→ Work required
Pull out every line below containing the word "this".

→ Raw records
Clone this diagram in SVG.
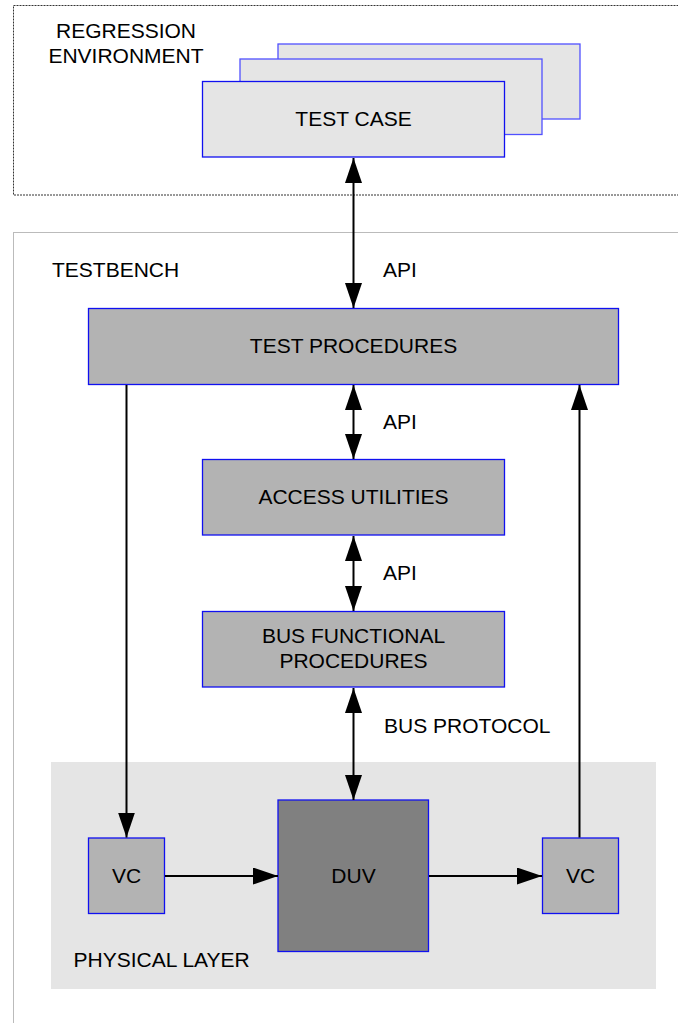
<svg xmlns="http://www.w3.org/2000/svg" width="678" height="1023" viewBox="0 0 678 1023">
<defs>
<style>
text{font-family:"Liberation Sans",Arial,sans-serif;font-size:21px;fill:#000}
.c{text-anchor:middle}
.env{fill:none;stroke:#333;stroke-width:1;stroke-dasharray:2 1}
.env2{fill:none;stroke:#777;stroke-width:1;stroke-dasharray:1 1}
.tc{fill:#e5e5e5;stroke:#1010f0;stroke-width:1.3}
.tcb{fill:#e5e5e5;stroke:#5050ff;stroke-width:1.3}
.blk{fill:#b3b3b3;stroke:#1010f0;stroke-width:1.3}
.duv{fill:#808080;stroke:#1010f0;stroke-width:1.3}
.ln{fill:none;stroke:#000;stroke-width:2}
.a2{marker-start:url(#ah);marker-end:url(#ah)}
.a1{marker-end:url(#ah)}
</style>
<marker id="ah" viewBox="0 0 25 17" refX="25" refY="8.5" markerWidth="25" markerHeight="17" markerUnits="userSpaceOnUse" orient="auto-start-reverse">
<path d="M0,0 L25,8.5 L0,17 z" fill="#000"/>
</marker>
</defs>
<g id="regression-env">
<rect class="env" x="13.5" y="5.5" width="700" height="189.5"/>
<text class="c" x="126" y="38">REGRESSION</text>
<text class="c" x="126" y="63">ENVIRONMENT</text>
</g>
<g id="testbench">
<rect class="env2" x="13.5" y="232.5" width="700" height="820"/>
<text x="52" y="277">TESTBENCH</text>
</g>
<g id="physical-layer">
<rect x="51" y="762" width="605" height="227" fill="#e5e5e5"/>
<text x="73.5" y="966.5">PHYSICAL LAYER</text>
</g>
<g id="test-case">
<rect class="tcb" x="278" y="44" width="302" height="75"/>
<rect class="tcb" x="240" y="59" width="302" height="75.5"/>
<rect class="tc" x="202.5" y="81.5" width="302" height="75.5"/>
<text class="c" x="353.5" y="126">TEST CASE</text>
</g>
<g id="test-procedures">
<rect class="blk" x="88.5" y="308.5" width="530" height="76"/>
<text class="c" x="353.5" y="352.5">TEST PROCEDURES</text>
</g>
<g id="access-utilities">
<rect class="blk" x="202.5" y="459.5" width="302" height="75.5"/>
<text class="c" x="353.5" y="503.5">ACCESS UTILITIES</text>
</g>
<g id="bus-functional-procedures">
<rect class="blk" x="202.5" y="611.5" width="302" height="75.5"/>
<text class="c" x="353.5" y="642.5">BUS FUNCTIONAL</text>
<text class="c" x="353.5" y="667.5">PROCEDURES</text>
</g>
<g id="duv">
<rect class="duv" x="278" y="800" width="150.5" height="151.5"/>
<text class="c" x="353.5" y="882.5">DUV</text>
</g>
<g id="vc-left">
<rect class="blk" x="88.5" y="838" width="76" height="75.5"/>
<text class="c" x="126.5" y="882.5">VC</text>
</g>
<g id="vc-right">
<rect class="blk" x="542.5" y="838" width="76" height="75.5"/>
<text class="c" x="580.5" y="882.5">VC</text>
</g>
<g id="connectors">
<line class="ln a2" x1="353.5" y1="158" x2="353.5" y2="308"/>
<line class="ln a2" x1="353.5" y1="385" x2="353.5" y2="459"/>
<line class="ln a2" x1="353.5" y1="536" x2="353.5" y2="611"/>
<line class="ln a2" x1="353.5" y1="688" x2="353.5" y2="800"/>
<line class="ln a1" x1="126.5" y1="385" x2="126.5" y2="837.5"/>
<line class="ln a1" x1="579.5" y1="837.5" x2="579.5" y2="385"/>
<line class="ln a1" x1="165" y1="876" x2="278" y2="876"/>
<line class="ln a1" x1="429" y1="876" x2="542" y2="876"/>
<text x="383" y="277">API</text>
<text x="383" y="428.5">API</text>
<text x="383" y="580">API</text>
<text x="384" y="732.5">BUS PROTOCOL</text>
</g>
</svg>
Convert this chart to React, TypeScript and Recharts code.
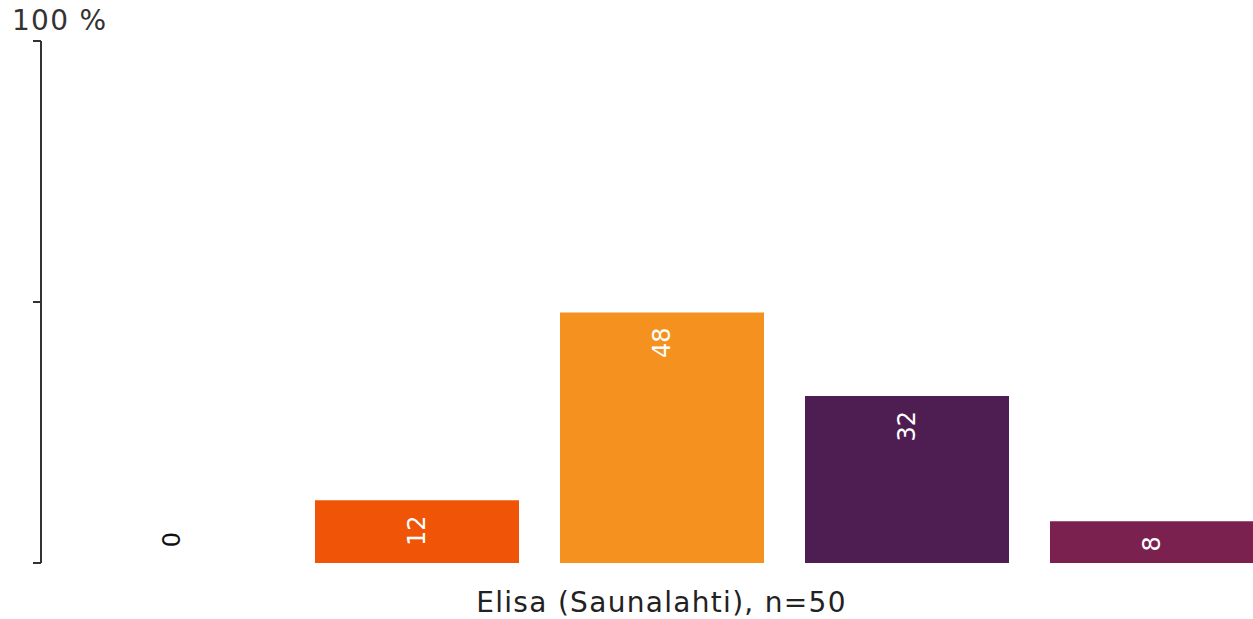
import { BarChart, Bar, XAxis, YAxis, LabelList } from 'recharts'

const categories = ['Elisa (Saunalahti), n=50']
const seriesKeys = ['s1', 's2', 's3', 's4', 's5']
const seriesValues = [0, 12, 48, 32, 8]
const seriesColors = ['#f6931f', '#ef5407', '#f5921f', '#4e1d51', '#7b2150']
const yTicks = [0, 50, 100]

const data = categories.map((name) => {
  const row: Record<string, string | number> = { name }
  seriesKeys.forEach((k, i) => { row[k] = seriesValues[i] })
  return row
})

const FONT = '"DejaVu Sans", Verdana, sans-serif'

function BarValue(props: any) {
  const { x, y, width, value } = props
  const cx = Number(x) + Number(width) / 2
  const zero = Number(value) === 0
  const ty = zero ? Number(y) - 31 : Number(y) + 15
  return (
    <text
      x={cx}
      y={ty}
      transform={`rotate(-90 ${cx} ${ty})`}
      textAnchor="end"
      dominantBaseline="central"
      fontFamily={FONT}
      fontSize={24}
      fill={zero ? '#111' : '#fff'}
    >
      {String(value)}
    </text>
  )
}

function YTick(props: any) {
  const { payload } = props
  if (payload.value !== 100) return null
  return (
    <text x={12} y={30} fontFamily={FONT} fontSize={28} letterSpacing={1.3} fill="#333">
      100 %
    </text>
  )
}

export default function App() {
  return (
    <div style={{ position: 'absolute', left: 0, top: 0 }}>
      <BarChart
        width={1253}
        height={619}
        data={data}
        margin={{ top: 41, right: -29, left: 0, bottom: 0 }}
        barCategoryGap={29}
        barGap={41}
      >
        <XAxis
          dataKey="name"
          axisLine={false}
          tickLine={false}
          height={56}
          tick={{ fill: '#222', fontSize: 28, fontFamily: FONT, letterSpacing: 1.3, dy: 21 }}
        />
        <YAxis
          domain={[0, 100]}
          ticks={yTicks}
          width={41}
          axisLine={{ stroke: '#333', strokeWidth: 2 }}
          tickLine={{ stroke: '#333', strokeWidth: 2 }}
          tickSize={8}
          tick={<YTick />}
        />
        {seriesKeys.map((k, i) => (
          <Bar key={k} dataKey={k} fill={seriesColors[i]} minPointSize={0.01} isAnimationActive={false}>
            <LabelList dataKey={k} content={<BarValue />} />
          </Bar>
        ))}
      </BarChart>
    </div>
  )
}
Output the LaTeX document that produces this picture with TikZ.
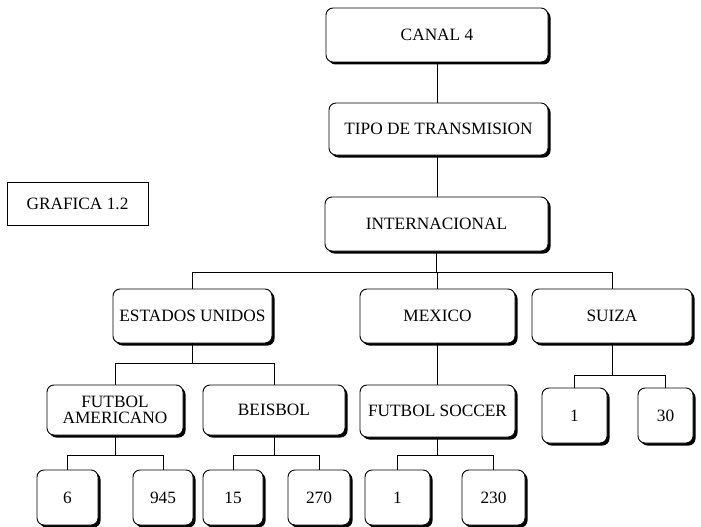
\documentclass[tikz,border=0pt]{standalone}
\usepackage{fontspec}
\setmainfont{Liberation Serif}
\usetikzlibrary{shadows}
\begin{document}
\begin{tikzpicture}[x=1pt,y=-1pt,
  box/.style={draw=black, line width=0.9pt, fill=white, rounded corners=7pt,
    inner sep=0pt, align=center, font=\fontsize{17.3}{19}\selectfont,
    drop shadow={shadow xshift=2.5pt, shadow yshift=-2.5pt, fill=black, opacity=1}},
  plain/.style={draw=black, line width=0.9pt, fill=white, inner sep=0pt,
    font=\fontsize{17.3}{19}\selectfont},
  link/.style={draw=black, line width=0.9pt}]
\useasboundingbox (0,0) rectangle (701,527);
% title box
\node[plain, minimum width=141pt, minimum height=43pt] (graf) at (77.5,203.5) {GRAFICA 1.2};
% level 0-2
\node[box, minimum width=222pt, minimum height=54pt] (canal) at (437,35) {CANAL 4};
\node[box, minimum width=219pt, minimum height=52pt] (tipo) at (438.5,129) {TIPO DE TRANSMISION};
\node[box, minimum width=223pt, minimum height=54pt] (intl) at (436.5,224) {INTERNACIONAL};
% countries
\node[box, minimum width=159pt, minimum height=54pt] (eu) at (192.5,316) {ESTADOS UNIDOS};
\node[box, minimum width=155pt, minimum height=54pt] (mex) at (437.5,316) {MEXICO};
\node[box, minimum width=160pt, minimum height=54pt] (suiza) at (612,316) {SUIZA};
% sports
\node[box, minimum width=136pt, minimum height=50pt] (fa) at (115,410) {FUTBOL\\[-3pt]AMERICANO};
\node[box, minimum width=142pt, minimum height=50pt] (beis) at (274,410) {BEISBOL};
\node[box, minimum width=155pt, minimum height=52pt] (fs) at (437.5,411) {FUTBOL SOCCER};
\node[box, minimum width=65pt, minimum height=55pt] (s1) at (574.5,415.5) {1};
\node[box, minimum width=55pt, minimum height=55pt] (s30) at (665.5,415.5) {30};
% numbers
\node[box, minimum width=61pt, minimum height=55pt] (n6) at (67.5,497.5) {6};
\node[box, minimum width=60pt, minimum height=55pt] (n945) at (163,497.5) {945};
\node[box, minimum width=60pt, minimum height=55pt] (n15) at (233,497.5) {15};
\node[box, minimum width=62pt, minimum height=55pt] (n270) at (319,497.5) {270};
\node[box, minimum width=65pt, minimum height=55pt] (n1) at (397.5,497.5) {1};
\node[box, minimum width=63pt, minimum height=55pt] (n230) at (493.5,497.5) {230};
% bus coordinates
\coordinate (b1) at (0,272);
\coordinate (b2) at (0,363);
\coordinate (b3) at (0,375);
\coordinate (b4) at (0,455);
% connectors
\draw[link] (canal.south) -- (canal.south |- tipo.north);
\draw[link] (tipo.south -| canal.south) -- (canal.south |- intl.north);
\draw[link] (intl.south) -- (intl.south |- b1) -| (eu.north);
\draw[link] (intl.south |- b1) -| (suiza.north);
\draw[link] (intl.south |- b1) -| (mex.north);
\draw[link] (eu.south) -- (eu.south |- b2) -| (fa.north);
\draw[link] (eu.south |- b2) -| (beis.north);
\draw[link] (mex.south) -- (fs.north);
\draw[link] (suiza.south) -- (suiza.south |- b3) -| (s1.north);
\draw[link] (suiza.south |- b3) -| (s30.north);
\draw[link] (fa.south) -- (fa.south |- b4) -| (n6.north);
\draw[link] (fa.south |- b4) -| (n945.north);
\draw[link] (beis.south) -- (beis.south |- b4) -| (n15.north);
\draw[link] (beis.south |- b4) -| (n270.north);
\draw[link] (fs.south) -- (fs.south |- b4) -| (n1.north);
\draw[link] (fs.south |- b4) -| (n230.north);
\end{tikzpicture}
\end{document}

→ Output of the exercise
Clone this diagram in SVG.
Convert this chart to React, TypeScript and Recharts code.
Output the LaTeX document that produces this picture with TikZ.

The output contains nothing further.